Memorandum of understanding Bawaslu, Polri, dan Kejakgung mewajibkan tiap pengaduan/pelaporan dugaan tindak pidana pemilu, dimintakan klarifikasi terlebih dulu oleh lembaga ini, sebelum diproses secara hukum.

Kendala Pembuktian

Tak mudah membuktikan praktik politik uang, meskipun perangkat hukumnya sudah jelas. Secara empiris, penyidikan tindak pidana pemilu, khususnya pembuktian praktik politik uang, kerap menemui beberapa hambatan.

Panwaslu sebagai pihak awal yang menerima pengaduan, harus meminta klarifikasi yang substansinya adalah menelisik keterangan pelapor/pengadu dengan menyertakan saksi dan bukti. Berada satu meja dengan Polri dan kejaksaan dalam wadah Gakkumdu, kasus itu dibedah kemudian digelarperkarakan.

Dalam konteks pembuktian tindak pidana politik uang, substansi perbuatan yang mutlak dibuktikan adalah unsur menjanjikan atau memberi uang atau materi harus berawal dari inisiatif pelaksana kampanye pemilu untuk memengaruhi pemilih. Ini bukan perkara mudah mengingat bersifat sangat subjektif. Terlebih bila peserta pemilu tidak langsung memberikan.
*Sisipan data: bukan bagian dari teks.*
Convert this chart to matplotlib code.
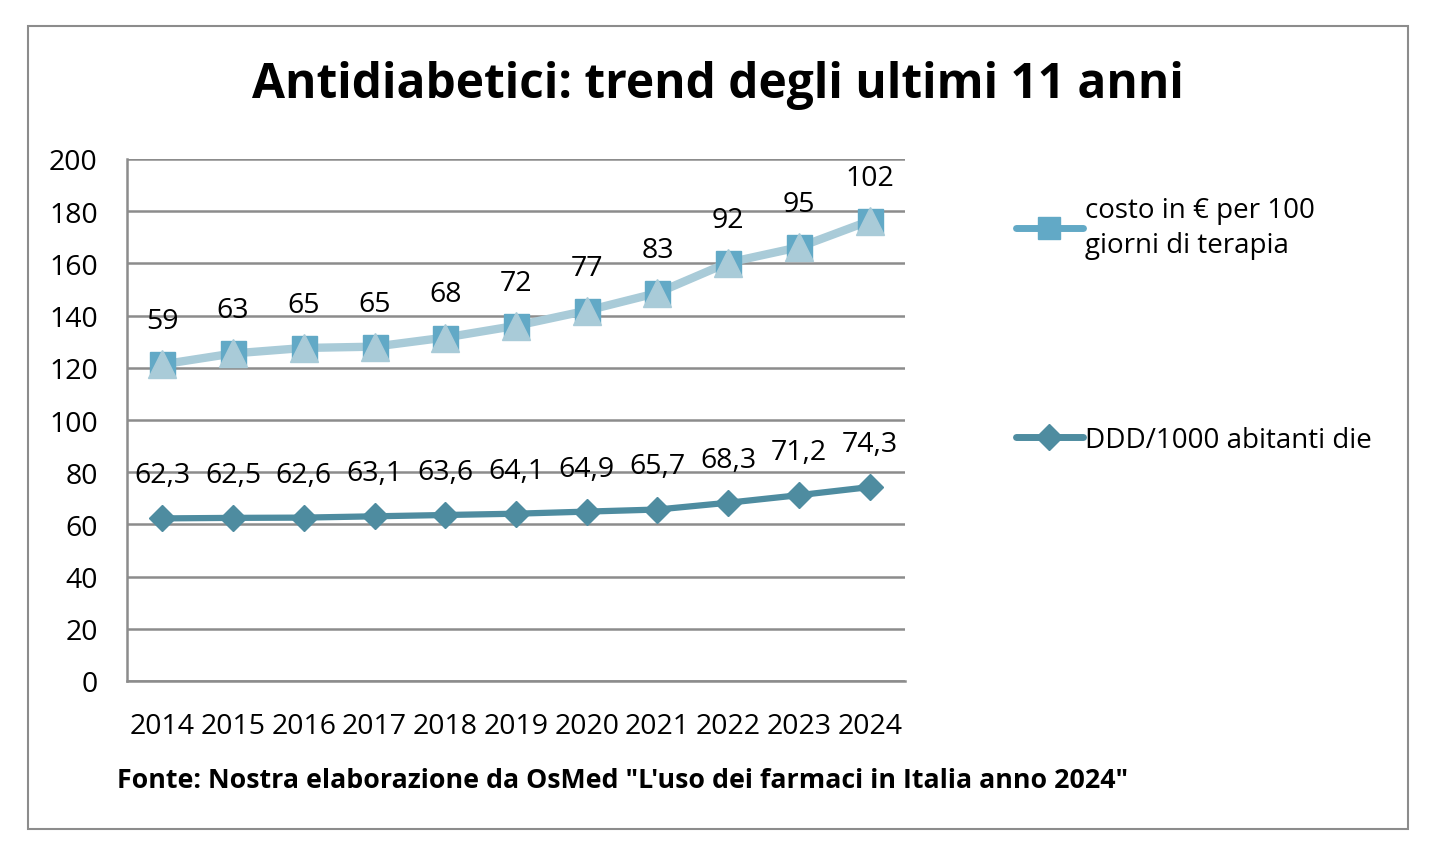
import matplotlib.pyplot as plt
from matplotlib.lines import Line2D
from matplotlib.patches import Rectangle

anni = ['2014', '2015', '2016', '2017', '2018', '2019', '2020', '2021', '2022', '2023', '2024']
ddd = [62.3, 62.5, 62.6, 63.1, 63.6, 64.1, 64.9, 65.7, 68.3, 71.2, 74.3]
costo = [59, 63, 65, 65, 68, 72, 77, 83, 92, 95, 102]
yticks = [0, 20, 40, 60, 80, 100, 120, 140, 160, 180, 200]

plt.rcParams['font.family'] = ['Open Sans', 'DejaVu Sans']

col_ddd = '#4e8ca0'
col_sq = '#62a9c6'
col_line = '#a9cbd8'

fig = plt.figure(figsize=(14.42, 8.54), dpi=100)
W, H = 1442, 854
ax = fig.add_axes([127 / W, 1 - 682 / H, (905 - 127) / W, (682 - 160) / H])

x = list(range(len(anni)))
# grafico a linee in pila: il costo si somma alle DDD
cumulato = [a + b for a, b in zip(ddd, costo)]

ax.plot(x, ddd, color=col_ddd, lw=4.5, marker='D', ms=13, mfc=col_ddd, mec=col_ddd,
        solid_capstyle='round', zorder=3)
ax.plot(x, cumulato, color=col_line, lw=6, marker='s', ms=18, mfc=col_sq, mec=col_sq,
        solid_capstyle='round', zorder=3)
ax.plot(x, cumulato, color=col_line, lw=0, marker='^', ms=20, mfc=col_line, mec=col_line, zorder=4)

for i in x:
    ax.annotate(f'{ddd[i]:.1f}'.replace('.', ','), (i, ddd[i]), xytext=(0, 31),
                textcoords='offset points', ha='center', va='center', fontsize=20.5)
    ax.annotate(str(costo[i]), (i, cumulato[i]), xytext=(0, 31),
                textcoords='offset points', ha='center', va='center', fontsize=20.5)

ax.set_xlim(-0.5, len(anni) - 0.5)
ax.set_ylim(0, 200)
ax.set_yticks(yticks)
ax.set_xticks(x)
ax.set_xticklabels(anni)
ax.grid(axis='y', color='#8c8c8c', lw=1.8)
ax.set_axisbelow(True)
for s in ['top', 'right']:
    ax.spines[s].set_visible(False)
for s in ['left', 'bottom']:
    ax.spines[s].set_color('#8c8c8c')
    ax.spines[s].set_linewidth(1.8)
ax.tick_params(axis='both', length=0, labelsize=20.5)
ax.tick_params(axis='x', pad=22)
ax.tick_params(axis='y', pad=21)

# legenda
leg1 = [Line2D([0], [0], color=col_sq, lw=5, marker='s', ms=16, mfc=col_sq, mec=col_sq,
               solid_capstyle='round')]
leg2 = [Line2D([0], [0], color=col_ddd, lw=5, marker='D', ms=13, mfc=col_ddd, mec=col_ddd,
               solid_capstyle='round')]
l1 = fig.legend(leg1, ['costo in € per 100\ngiorni di terapia'], loc='upper left',
                bbox_to_anchor=(991 / W, 1 - 172 / H), frameon=False, fontsize=20,
                handlelength=2.4, handletextpad=0.1)
for t in l1.get_texts():
    t.set_linespacing(1.35)
fig.legend(leg2, ['DDD/1000 abitanti die'], loc='upper left',
           bbox_to_anchor=(991 / W, 1 - 402 / H), frameon=False, fontsize=20,
           handlelength=2.4, handletextpad=0.1)

fig.text(718 / W, 1 - 86 / H, 'Antidiabetici: trend degli ultimi 11 anni', ha='center',
         va='center', fontsize=34.5, fontweight='bold')
fig.text(117 / W, 1 - 781 / H, 'Fonte: Nostra elaborazione da OsMed "L\'uso dei farmaci in Italia anno 2024"',
         ha='left', va='center', fontsize=19.3, fontweight='bold')

fig.patches.append(Rectangle((28 / W, 1 - 830 / H), (1408 - 28) / W, (830 - 27) / H,
                             transform=fig.transFigure, fill=False, ec='#8c8c8c', lw=1.5))

fig.savefig('out.png', dpi=100)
Modus pinjam tangan atau dilakukan oleh pihak lain yang tidak termasuk sebagai pelaksana kampanye, bisa menggugurkan pengaduan kasus dugaan pemberian uang.

Substansi pembuktian pasal politik uang seperti itu makin mempersulit upaya menjerat pelaku praktik politik uang. Realitas itu sangat disadari, karena sejak awal sudah menjadi bagian dari political will para legislator.

Produk hukum by design itu akhirnya berimplikasi, ada, dan tersebar di mana-mana, mewarnai konstestasi lima tahunan, namun sulit membuktikan secara yuridis. Karena itu, tak mengherankan banyak kasus politik uang dilaporkan ke Panwas, tapi berbuntut penghentian perkara karena tidak cukup bukti untuk membawanya ke pengadilan.